3. Inadequate Fraud Controls
High-risk industries attract sophisticated fraud attempts. If a processor detects weak fraud prevention, they may shut down the account preemptively.
Red flags include:
High volumes of unauthorized transactions
Repeated fraud-related refunds
Poor identity verification processes
Processors would rather shut down an account than absorb growing fraud liability.
4. Compliance and Regulatory Violations
Regulatory pressure is increasing globally, especially for high-risk sectors.
Accounts may be shut down due to:
Incomplete or outdated KYC documentation
AML monitoring gaps
Transactions linked to restricted regions
Failure to meet industry-specific regulations
In many cases, shutdowns occur automatically once compliance systems flag a violation.
5. Excessive Refund or Reversal Activity
While refunds seem customer-friendly, excessive refund rates signal instability.
High refund ratios can indicate:
Misleading marketing claims
Poor customer experience
Attempted chargeback avoidance
For high-risk merchant accounts, abnormal refund behavior often leads to sudden account reviews—and shutdowns.
6. Aggressive Scaling Without Risk Alignment
Rapid growth is good for business—but dangerous without proper payment infrastructure.
Common scaling mistakes include:
Large transaction volume increases in short periods
Expanding into new regions without local risk controls
Running major campaigns without processor approval
Banks prefer controlled, predictable growth. Sudden scaling increases perceived risk and often results in immediate action.
7. Using the Wrong Payment Provider
Not all processors are built for high-risk businesses. Many shutdowns occur because merchants use providers that:
Claim to support high-risk but rely on low-risk banking partners
Lack dedicated risk management teams
Do not disclose processing limitations clearly
Choosing from the top high risk merchant accounts means working with providers that understand risk—rather than reacting to it.
Why Shutdowns Happen Without Warning
Processors rarely provide advance notice because:
Funds exposure increases every minute transactions continue
Card networks require immediate action
Legal and compliance obligations restrict communication
From the bank’s perspective, instant shutdown is a risk containment measure—not a negotiation.

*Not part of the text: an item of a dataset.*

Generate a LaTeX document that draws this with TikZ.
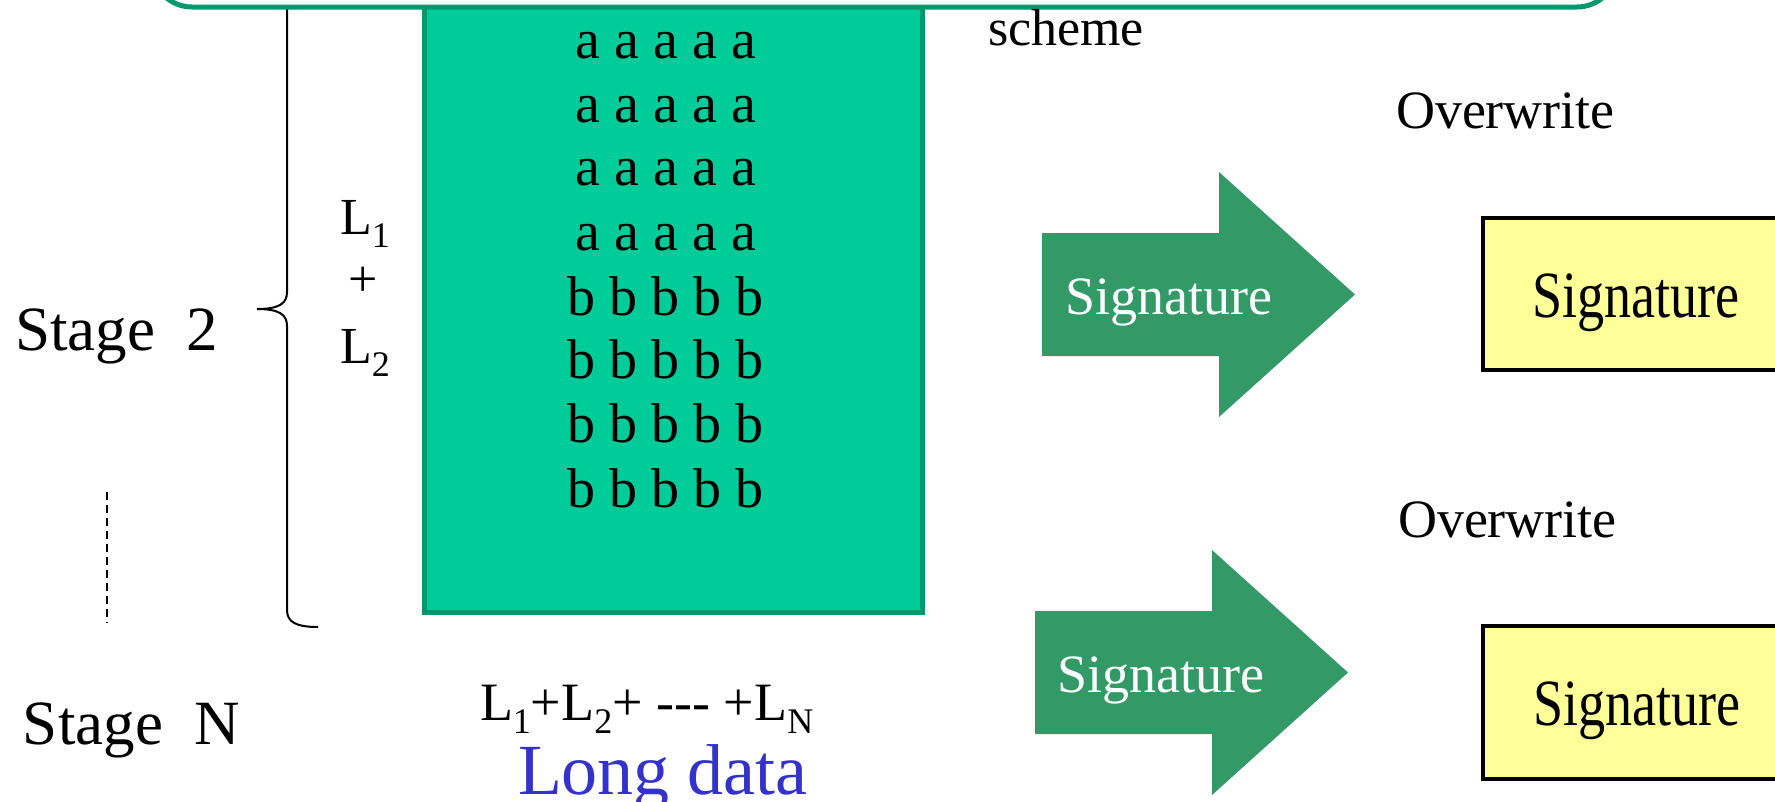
\documentclass[tikz,border=0pt]{standalone}
\usepackage{fontspec}
\setmainfont{Liberation Serif}
\newcommand{\fsz}[1]{\fontsize{#1}{#1}\selectfont}
\newcommand{\lsub}[1]{\raisebox{-13pt}{\fsz{36}#1}}
\definecolor{datafill}{HTML}{00CC99}
\definecolor{dataedge}{HTML}{00996E}
\definecolor{arrowgreen}{HTML}{339966}
\definecolor{sigyellow}{HTML}{FFFF99}
\definecolor{longblue}{HTML}{3333CC}
\tikzset{
  txt/.style={inner sep=0pt, outer sep=0pt, anchor=base west},
  ctxt/.style={inner sep=0pt, outer sep=0pt, anchor=base},
  datablock/.style={fill=datafill, draw=dataedge, line width=5pt},
  topbox/.style={fill=white, draw=dataedge, line width=5pt, rounded corners=40pt},
  sigarrow/.style={fill=arrowgreen},
  sigbox/.style={fill=sigyellow, draw=black, line width=4pt},
  bracepath/.style={draw=black, line width=2pt},
  stagedots/.style={draw=black, line width=2pt, dash pattern=on 8pt off 5pt}
}
\begin{document}
\begin{tikzpicture}[x=1pt, y=-1pt]
\useasboundingbox (0,0) rectangle (1775,801);
\clip (0,0) rectangle (1775,801);

% data block holding the a/b rows
\draw[datablock] (424,-40) rectangle (922,612);

% brace grouping L1 + L2
\draw[bracepath] (318,627) .. controls (296,627) and (287,622) .. (287,610)
  -- (287,326) .. controls (287,315) and (280,309) .. (257,309)
  .. controls (280,309) and (287,303) .. (287,292)
  -- (287,-30) .. controls (287,-42) and (296,-47) .. (318,-47);

% caption frame across the top
\draw[topbox] (152,-100) rectangle (1617,7);

% rows of the data block
\foreach \yy [count=\i] in {58,122,185,250}
  \node[ctxt] (arow\i) at (666,\yy) {\fsz{56}a a a a a};
\foreach \yy [count=\i] in {315,378,442,507}
  \node[ctxt] (brow\i) at (665,\yy) {\fsz{56}b b b b b};

% stage labels
\node[txt] (stage2) at (15,350) {\fsz{63}Stage\ \ 2};
\node[txt] (stageN) at (23,744) {\fsz{63}Stage\ \ N};
\coordinate (dotsTop) at (107,492);
\coordinate (dotsBot) at (107,623);
\draw[stagedots] (dotsTop) -- (dotsBot);

\node[txt] (lone) at (340,234) {\fsz{52}L\lsub{1}};
\node[ctxt] (lplus) at (363,296) {\fsz{52}+};
\node[txt] (ltwo) at (340,363) {\fsz{52}L\lsub{2}};

% total length and caption
\node[txt] (lsum) at (480,720) {\fsz{54}L\lsub{1}+L\lsub{2}+ -{}-{}- +L\lsub{N}};
\node[txt, text=longblue] (longdata) at (518,794) {\fsz{72}Long data};

\node[txt] (scheme) at (988,45) {\fsz{52}scheme};

% signature arrows
\fill[sigarrow] (1042,233) -- (1219,233) -- (1219,172) -- (1355,294.5)
  -- (1219,417) -- (1219,356) -- (1042,356) -- cycle;
\node[txt, text=white] (sigA) at (1065,314) {\fsz{54}Signature};
\fill[sigarrow] (1035,611) -- (1212,611) -- (1212,550) -- (1348,672.5)
  -- (1212,795) -- (1212,734) -- (1035,734) -- cycle;
\node[txt, text=white] (sigB) at (1057,692) {\fsz{54}Signature};

% overwritten signature slots
\node[txt] (overA) at (1396,128) {\fsz{54}Overwrite};
\node[txt] (overB) at (1398,537) {\fsz{54}Overwrite};
\draw[sigbox] (1483,218) rectangle (1820,370);
\draw[sigbox] (1483,626) rectangle (1820,779);
\node[ctxt, xscale=0.82] (slotA) at (1636,317) {\fsz{66}Signature};
\node[ctxt, xscale=0.82] (slotB) at (1637,725) {\fsz{66}Signature};
\end{tikzpicture}
\end{document}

How High-Risk Merchants Can Reduce Shutdown Risk
While shutdowns can’t always be prevented, risk can be significantly reduced by:
Maintaining chargeback ratios well below thresholds
Disclosing business changes proactively
Implementing advanced fraud prevention tools
Monitoring compliance continuously
Working with processors specialized in high-risk industries
Stability comes from alignment—not shortcuts.
Final Thoughts
High-risk merchant account shutdowns rarely happen “out of nowhere.” They are usually the result of accumulating risk signals that go unnoticed or unaddressed.
For any high risk merchant, long-term success depends on choosing the right payment partners, maintaining transparency, and investing in compliance and risk management from day one. In high-risk payments, prevention is always cheaper than recovery.